The recent uptick in bus raids comes a little over a year after ACLU of Maine sued CBP seeking public records about its bus surveillance. This lawsuit resulted in a court order requiring CBP to produce internal training records about its authority to conduct the raids—information CBP had tried to keep secret.

For years, CBP has resisted the basic rule that the Fourth Amendment to the U.S. Constitution applies in all encounters with law enforcement. CBP agents have said they do not need a warrant to question people if they are within 100 miles of international borders or the coast, which includes all of Maine.

Yet, as revealed by the recently released materials, CBP’s own internal training materials reflect their understanding that the Fourth Amendment applies to bus raids, which they call “transportation checks.” In their internal training materials, CBP states that almost all “transportation checks” begin as “consensual encounters”—consistent with Fourth Amendment requirements for suspicionless stops by law enforcement.

Screenshot of Internal CBP document referencing Supreme Court case United States v. Drayton, saying that Transportation [c]hecks; [a]lmost always begin as consensual encounters.

What does it mean for an encounter with law enforcement to be “consensual”? Just what it sounds like. It means that you only have to stay and answer the officer’s questions or submit to a search if you consent. And that consent must be voluntary.

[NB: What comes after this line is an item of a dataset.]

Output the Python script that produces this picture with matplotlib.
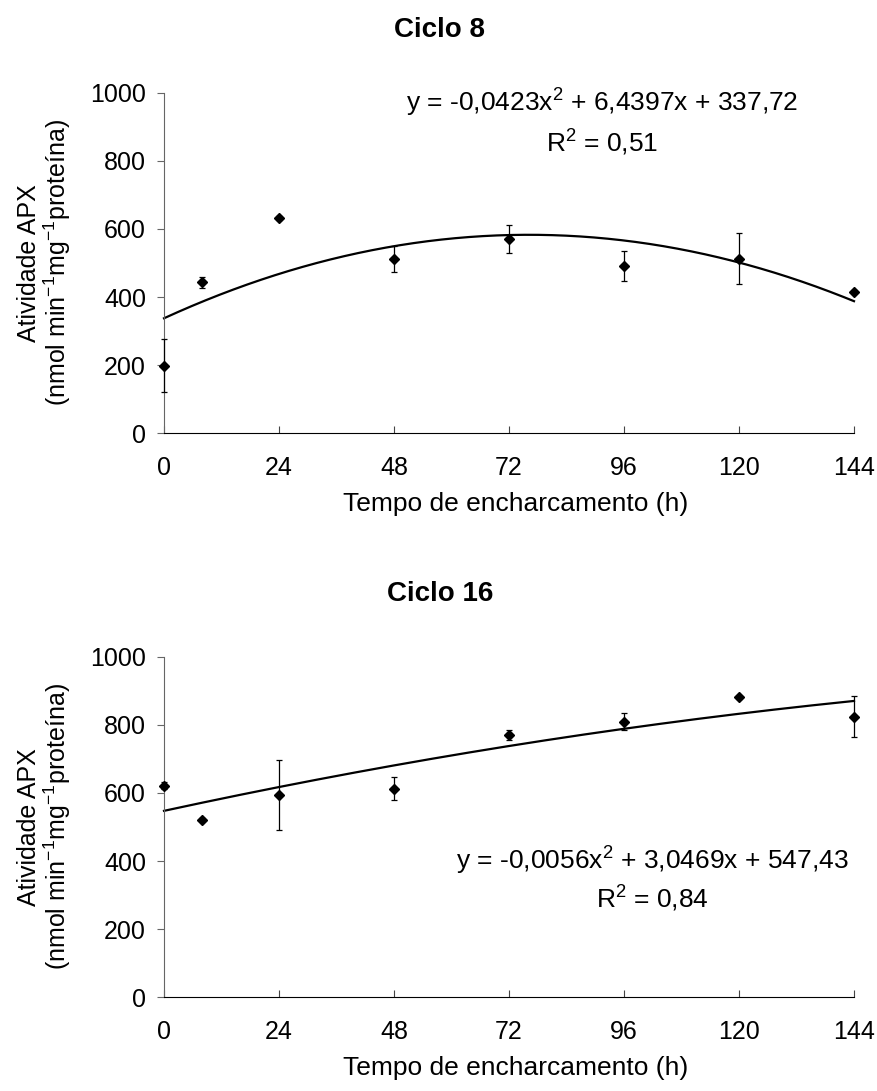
import numpy as np
import matplotlib
matplotlib.use('Agg')
import matplotlib.pyplot as plt

plt.rcParams['font.family'] = ['Liberation Sans', 'DejaVu Sans']
plt.rcParams['mathtext.default'] = 'regular'

# tempo de encharcamento (h)
horas = [0, 8, 24, 48, 72, 96, 120, 144]
ticks_x = [0, 24, 48, 72, 96, 120, 144]

# Ciclo 8
apx_c8 = [198, 443, 632, 511, 571, 490, 513, 416]
err_c8 = [78, 17, 5, 38, 41, 44, 74, 5]
coef_c8 = [-0.0423, 6.4397, 337.72]

# Ciclo 16
apx_c16 = [621, 522, 594, 613, 770, 809, 881, 824]
err_c16 = [10, 3, 104, 35, 15, 25, 5, 60]
coef_c16 = [-0.0056, 3.0469, 547.43]

titulos = ['Ciclo 8', 'Ciclo 16']
eq_linha1 = ['y = -0,0423x$^2$ + 6,4397x + 337,72', 'y = -0,0056x$^2$ + 3,0469x + 547,43']
eq_linha2 = ['R$^2$ = 0,51', 'R$^2$ = 0,84']

W, H = 878, 1091
fig = plt.figure(figsize=(W / 100, H / 100), dpi=100)

def fx(px):
    return px / W

def fy(py):
    return 1 - py / H

FS = 19
dy = 564  # deslocamento vertical do segundo painel (px)
eq_x = [602, 652]
eq_y = [(112, 152), (870, 908)]

dados = [(apx_c8, err_c8, coef_c8), (apx_c16, err_c16, coef_c16)]
for i, (vals, errs, coef) in enumerate(dados):
    top = 92.7 + i * dy
    bot = 433.3 + i * dy
    ax = fig.add_axes([fx(164), fy(bot), fx(854) - fx(164), fy(top) - fy(bot)])
    ax.errorbar(horas, vals, yerr=errs, fmt='D', color='black', ms=5.5,
                ecolor='black', elinewidth=0.9, capsize=2.5, capthick=0.9,
                clip_on=False, zorder=3)
    xs = np.linspace(0, 144, 200)
    ax.plot(xs, np.polyval(coef, xs), color='black', lw=1.6, clip_on=False)
    ax.set_xlim(0, 144)
    ax.set_ylim(0, 1000)
    ax.set_xticks(ticks_x)
    ax.set_yticks(range(0, 1001, 200))
    ax.spines['top'].set_visible(False)
    ax.spines['right'].set_visible(False)
    ax.spines['left'].set_color('#666666')
    ax.spines['bottom'].set_color('black')
    ax.tick_params(axis='y', labelsize=18, length=5, direction='out',
                   color='#666666', pad=8)
    ax.tick_params(axis='x', labelsize=18, length=5, direction='in',
                   color='#444444', pad=16)

    fig.text(fx(440), fy(37 + i * dy), titulos[i], ha='center', va='baseline',
             fontsize=20, fontweight='bold')
    fig.text(fx(516), fy(511 + i * dy), 'Tempo de encharcamento (h)',
             ha='center', va='baseline', fontsize=FS)
    fig.text(fx(45), fy((top + bot) / 2),
             'Atividade APX\n(nmol min$^{-1}$mg$^{-1}$prote\u00edna)',
             rotation=90, ha='center', va='center', multialignment='center',
             fontsize=18, linespacing=1.0)
    fig.text(fx(eq_x[i]), fy(eq_y[i][0]), eq_linha1[i], ha='center',
             va='baseline', fontsize=FS)
    fig.text(fx(eq_x[i]), fy(eq_y[i][1]), eq_linha2[i], ha='center',
             va='baseline', fontsize=FS)

fig.savefig('out.png', dpi=100)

But CBP does not want people to know that most bus raids depend on people’s consent to answering their questions. To translate:  CBP doesn't want you to know that you don't have to answer. Worse, CBP tried to hide this fact from the public.

In response to our public records request, CBP redacted the rule about consent—which was spelled out in a Supreme Court case, United States v. Drayton.

Screenshot of Internal CBP document referencing Supreme Court case United States v. Drayton, saying the fourth amendment does not require officers to advise bus passengers followed by several redacted statements.

CBP claimed that revealing this rule about consent would disclose protected law enforcement information—even though the rule comes from a public Supreme Court case interpreting the U.S. Constitution. The court rejected CBP’s argument and ordered it to disclose the training materials without redactions. And when it did, the unredacted records revealed the following internal training materials:

Screenshot of an unredacted internal CBP document referencing Supreme Court case United States v. Drayton, that explains bus passengers have the right to refuse consent to search, but that officers do not have to inform them of this right.

That’s right: CBP's own training materials state, “A bus passenger has the right to refuse consent to search.”

The fact that CBP wants to keep that right a secret only shows the power of the people when you know your rights.

To be clear, in some cases, CBP may have a valid authority for questioning, so it is important to clearly ask the officer: “Am I free to leave?” The officer has a duty to answer that question honestly, and, if they are relying on consent, they must answer yes. You can also clearly state: “I do not consent to a search.”

When CBP relies on consent to perform a bus raid, passengers and bus companies have a choice. And one of those constitutionally protected choices is saying NO to CBP.

So just in case we weren't clear, we'll say this again: Concord Coach Lines has a duty to protect its passengers by also saying NO to CBP’s warrantless bus raids.